Back in the late 1960s and early 1970s, he and his friends supported the rebellion movement in China, the so-called Cultural Revolution, which was designed to prevent bureaucratisation in China the way it had happened in the Soviet Union. But as early as in 1971, he began to criticise the Marxist moral-philosophical line, which was the ideological basis for the extremities during the Cultural Revolution. The ideal – “absolute unselfishness” – led to self-denial, self-delusion and hypocrisy. Puolakka also criticised the view on human nature of the Cultural Revolution – especially the attitude toward opponents and those who supposedly had made mistakes.
He replaced the ideal of unselfishness with the principle of self-knowledge.
In 1982 he published a book called “Mikä ihminen on? Marxismin kriisi, maailmanhistorian suurin käänne ja uuden maailmankatsomuksen välttämättömyys” (“The Crucial Question Is the Human Essence. The Crisis of Marxism, the Biggest Turn in World History and the Necessity of a New World Outlook”). With the failure of the Cultural Revolution in the background, it took the form of a systematic critique of the Maoist philosophy, but at the same time, it demonstrated the incoherence and inadequacy of all the central concepts of Marxism. – The greatest mistake of Marxism was to deny or downplay the significance of a universal human nature.
He then rejected the socialist project entirely, though admitting the enduring philosophical value of some Marxist views.
From the early 1990s, he dedicated his life to creating his own view of universal history – the grand narrative of this age. There is no greater task modern philosophers can set for themselves.
A Man who Knew too much
Puolakka was quite unknown as a thinker during his lifetime, although his views were the subject of theses at Finnish universities. His philosophical production is extensive, but he published very little during his life. Why?
Since the 1970s, he was subjected to various types of physical and psychological persecution, unique in the history of western democracies. He was a man who knew too much.
The influential circles in Finland never forgave Puolakka and his associates for telling the truth about Finlandization at a time when the entire Finnish political and cultural elite had given in to self-censorship.
Firstly, in the 1970s and 1980s, he led research groups on Finlandization, the nature of the Soviet Union and its imperialist foreign policy. Critical research on the Soviet Union was practically forbidden in Finland at the time; there was none of it in Finnish universities.
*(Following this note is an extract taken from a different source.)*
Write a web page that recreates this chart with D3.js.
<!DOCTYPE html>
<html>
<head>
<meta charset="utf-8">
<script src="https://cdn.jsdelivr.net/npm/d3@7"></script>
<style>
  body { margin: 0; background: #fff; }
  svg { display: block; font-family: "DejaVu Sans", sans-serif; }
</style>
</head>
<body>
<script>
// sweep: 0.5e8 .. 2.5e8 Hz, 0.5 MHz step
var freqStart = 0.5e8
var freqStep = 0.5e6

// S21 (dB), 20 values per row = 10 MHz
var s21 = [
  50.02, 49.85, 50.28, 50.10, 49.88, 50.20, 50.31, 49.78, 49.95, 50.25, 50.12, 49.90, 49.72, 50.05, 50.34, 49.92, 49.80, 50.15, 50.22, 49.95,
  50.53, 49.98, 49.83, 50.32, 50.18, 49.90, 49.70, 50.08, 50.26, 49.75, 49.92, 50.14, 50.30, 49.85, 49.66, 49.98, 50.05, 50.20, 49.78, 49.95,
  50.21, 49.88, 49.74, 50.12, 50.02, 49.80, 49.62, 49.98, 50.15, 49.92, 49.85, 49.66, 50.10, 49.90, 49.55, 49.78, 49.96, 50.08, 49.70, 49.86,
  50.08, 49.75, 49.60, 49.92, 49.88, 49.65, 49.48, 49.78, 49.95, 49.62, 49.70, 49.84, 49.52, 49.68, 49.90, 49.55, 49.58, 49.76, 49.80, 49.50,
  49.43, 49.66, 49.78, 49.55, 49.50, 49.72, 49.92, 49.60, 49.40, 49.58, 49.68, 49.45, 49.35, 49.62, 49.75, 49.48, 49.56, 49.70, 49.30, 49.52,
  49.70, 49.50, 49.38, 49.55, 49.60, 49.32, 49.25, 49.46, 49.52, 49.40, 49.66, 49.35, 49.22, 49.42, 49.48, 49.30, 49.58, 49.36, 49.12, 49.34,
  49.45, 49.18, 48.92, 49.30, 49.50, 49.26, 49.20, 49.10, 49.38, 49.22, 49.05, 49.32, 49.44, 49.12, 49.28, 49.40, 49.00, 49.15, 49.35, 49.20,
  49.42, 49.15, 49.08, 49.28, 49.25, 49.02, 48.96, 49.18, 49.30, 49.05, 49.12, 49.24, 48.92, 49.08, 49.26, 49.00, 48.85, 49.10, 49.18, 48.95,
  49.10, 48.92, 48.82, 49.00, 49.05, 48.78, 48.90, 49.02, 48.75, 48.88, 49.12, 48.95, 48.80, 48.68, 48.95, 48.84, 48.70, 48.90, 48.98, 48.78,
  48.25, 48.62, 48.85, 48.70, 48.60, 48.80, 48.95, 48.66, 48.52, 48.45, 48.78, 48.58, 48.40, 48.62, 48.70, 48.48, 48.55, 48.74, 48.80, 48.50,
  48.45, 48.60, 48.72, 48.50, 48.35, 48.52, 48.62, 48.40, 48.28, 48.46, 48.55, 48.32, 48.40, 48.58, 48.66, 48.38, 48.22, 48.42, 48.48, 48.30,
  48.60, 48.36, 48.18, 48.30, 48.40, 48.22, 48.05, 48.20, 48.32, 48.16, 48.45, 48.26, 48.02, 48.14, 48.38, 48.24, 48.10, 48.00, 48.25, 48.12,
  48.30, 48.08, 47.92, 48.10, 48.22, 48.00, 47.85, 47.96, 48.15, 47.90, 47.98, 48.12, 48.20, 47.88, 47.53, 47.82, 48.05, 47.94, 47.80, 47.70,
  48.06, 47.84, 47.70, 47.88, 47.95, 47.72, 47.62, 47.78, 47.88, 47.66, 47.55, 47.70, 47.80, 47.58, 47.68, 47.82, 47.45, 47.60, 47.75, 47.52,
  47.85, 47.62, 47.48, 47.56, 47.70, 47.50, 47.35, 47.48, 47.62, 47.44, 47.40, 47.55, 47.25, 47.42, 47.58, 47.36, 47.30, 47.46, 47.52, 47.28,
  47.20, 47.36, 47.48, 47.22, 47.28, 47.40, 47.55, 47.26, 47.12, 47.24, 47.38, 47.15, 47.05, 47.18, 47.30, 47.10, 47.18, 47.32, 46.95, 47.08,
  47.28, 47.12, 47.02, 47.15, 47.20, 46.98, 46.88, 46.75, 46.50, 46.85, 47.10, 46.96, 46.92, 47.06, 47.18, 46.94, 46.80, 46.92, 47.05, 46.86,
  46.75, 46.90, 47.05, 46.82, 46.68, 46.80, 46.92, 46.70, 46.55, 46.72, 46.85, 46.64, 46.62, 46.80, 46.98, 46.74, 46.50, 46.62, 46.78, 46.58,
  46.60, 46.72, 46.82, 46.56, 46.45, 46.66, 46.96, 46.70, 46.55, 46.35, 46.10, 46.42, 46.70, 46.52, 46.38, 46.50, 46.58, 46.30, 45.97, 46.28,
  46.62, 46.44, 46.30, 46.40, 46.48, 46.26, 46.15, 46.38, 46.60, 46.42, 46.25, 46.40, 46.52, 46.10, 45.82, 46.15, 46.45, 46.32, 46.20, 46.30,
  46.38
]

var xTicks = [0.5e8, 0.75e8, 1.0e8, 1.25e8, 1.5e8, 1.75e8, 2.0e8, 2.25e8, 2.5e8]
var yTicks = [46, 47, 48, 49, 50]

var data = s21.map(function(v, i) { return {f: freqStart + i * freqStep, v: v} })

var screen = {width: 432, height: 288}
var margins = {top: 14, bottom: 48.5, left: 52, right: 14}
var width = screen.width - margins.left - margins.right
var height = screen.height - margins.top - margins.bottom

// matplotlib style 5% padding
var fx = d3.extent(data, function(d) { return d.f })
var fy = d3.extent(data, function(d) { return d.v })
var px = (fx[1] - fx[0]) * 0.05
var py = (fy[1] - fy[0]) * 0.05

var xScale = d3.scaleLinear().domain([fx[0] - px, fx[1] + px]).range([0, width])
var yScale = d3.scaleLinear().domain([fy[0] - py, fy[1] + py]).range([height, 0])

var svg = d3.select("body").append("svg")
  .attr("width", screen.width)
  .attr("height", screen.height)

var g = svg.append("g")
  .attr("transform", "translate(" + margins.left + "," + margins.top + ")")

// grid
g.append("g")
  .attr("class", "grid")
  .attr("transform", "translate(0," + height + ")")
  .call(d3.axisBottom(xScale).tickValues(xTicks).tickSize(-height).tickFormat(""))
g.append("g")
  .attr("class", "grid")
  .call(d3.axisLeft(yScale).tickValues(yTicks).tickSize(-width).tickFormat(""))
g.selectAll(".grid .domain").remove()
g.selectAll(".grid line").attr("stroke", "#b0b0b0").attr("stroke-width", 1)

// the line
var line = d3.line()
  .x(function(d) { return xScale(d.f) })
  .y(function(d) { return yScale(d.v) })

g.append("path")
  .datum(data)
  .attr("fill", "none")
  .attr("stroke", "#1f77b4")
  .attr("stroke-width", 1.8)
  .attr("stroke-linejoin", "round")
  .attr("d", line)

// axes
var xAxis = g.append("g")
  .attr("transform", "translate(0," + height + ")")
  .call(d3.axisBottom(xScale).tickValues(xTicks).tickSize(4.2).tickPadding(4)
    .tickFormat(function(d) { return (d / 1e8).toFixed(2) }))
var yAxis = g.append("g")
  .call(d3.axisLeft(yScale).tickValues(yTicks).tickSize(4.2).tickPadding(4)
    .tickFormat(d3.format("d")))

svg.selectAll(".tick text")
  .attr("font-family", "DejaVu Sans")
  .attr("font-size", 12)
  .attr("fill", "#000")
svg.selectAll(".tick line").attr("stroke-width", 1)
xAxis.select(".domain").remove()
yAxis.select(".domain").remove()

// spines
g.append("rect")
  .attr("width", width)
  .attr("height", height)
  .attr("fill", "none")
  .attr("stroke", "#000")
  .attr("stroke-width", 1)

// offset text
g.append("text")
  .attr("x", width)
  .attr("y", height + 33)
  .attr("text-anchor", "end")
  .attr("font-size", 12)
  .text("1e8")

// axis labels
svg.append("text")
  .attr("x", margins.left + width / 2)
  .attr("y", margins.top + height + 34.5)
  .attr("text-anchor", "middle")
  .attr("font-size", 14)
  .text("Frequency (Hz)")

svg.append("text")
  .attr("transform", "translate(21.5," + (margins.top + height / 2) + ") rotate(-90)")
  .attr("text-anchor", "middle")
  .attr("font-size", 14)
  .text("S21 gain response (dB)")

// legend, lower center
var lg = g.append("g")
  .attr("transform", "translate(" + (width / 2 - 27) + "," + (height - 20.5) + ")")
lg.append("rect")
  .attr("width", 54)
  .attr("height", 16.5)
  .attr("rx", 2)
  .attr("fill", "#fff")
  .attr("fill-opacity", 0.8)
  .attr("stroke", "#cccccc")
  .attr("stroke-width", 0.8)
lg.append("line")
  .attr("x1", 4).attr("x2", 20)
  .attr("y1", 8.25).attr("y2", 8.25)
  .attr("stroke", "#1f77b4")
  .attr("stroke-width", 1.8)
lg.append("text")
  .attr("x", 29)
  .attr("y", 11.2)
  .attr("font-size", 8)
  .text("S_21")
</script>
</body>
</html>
A law was proposed in Parliament to prohibit criticism of the Soviet Union – luckily, it did not get enough support.
Puolakka predicted, on analytical arguments, the collapse of the Soviet Union 10 years before it happened, only to be met with scornful laughter. The influential circles in Finland never forgave Puolakka and his associates for telling the truth about Finlandization at a time when the entire Finnish political and cultural elite had given in to self-censorship.
Secondly, Puolakka saw and was able to explain all too well what was going on around him, for example, the Russian hybrid influence in Finland from the beginning of the 21st century. It intensified gradually and as late as after the occupation of Crimea the Finnish society has little by little woken up.
Thirdly, as early as almost 20 years ago, during the eastern enlargement of the European Union, he saw the deepening legality crisis into which the Union was heading. This view was partly based on our own experience: we intended to establish a research centre in Estonia to organise debates and studies about philosophy of history, the turn of the era, phenomena in the near history of different countries, e.g., Finlandization. We hoped the University of Tartu would take the lead. The idea was to combine the studies and debate with cultural activities and tourism. The project was destroyed with well-organised slandering campaigns in both Finnish and Estonian media and finally with a Kafkaesque show trial and a juridical murder in Estonia. Despite all its progress, Estonia was notorious for numerous juridical scandals during the privatisation process in the years 1995-2004.
”Against the rest of the world”
Leo Tolstoy once wrote:
“To a lackey no man can be great, for a lackey has his own conception of greatness.” [1]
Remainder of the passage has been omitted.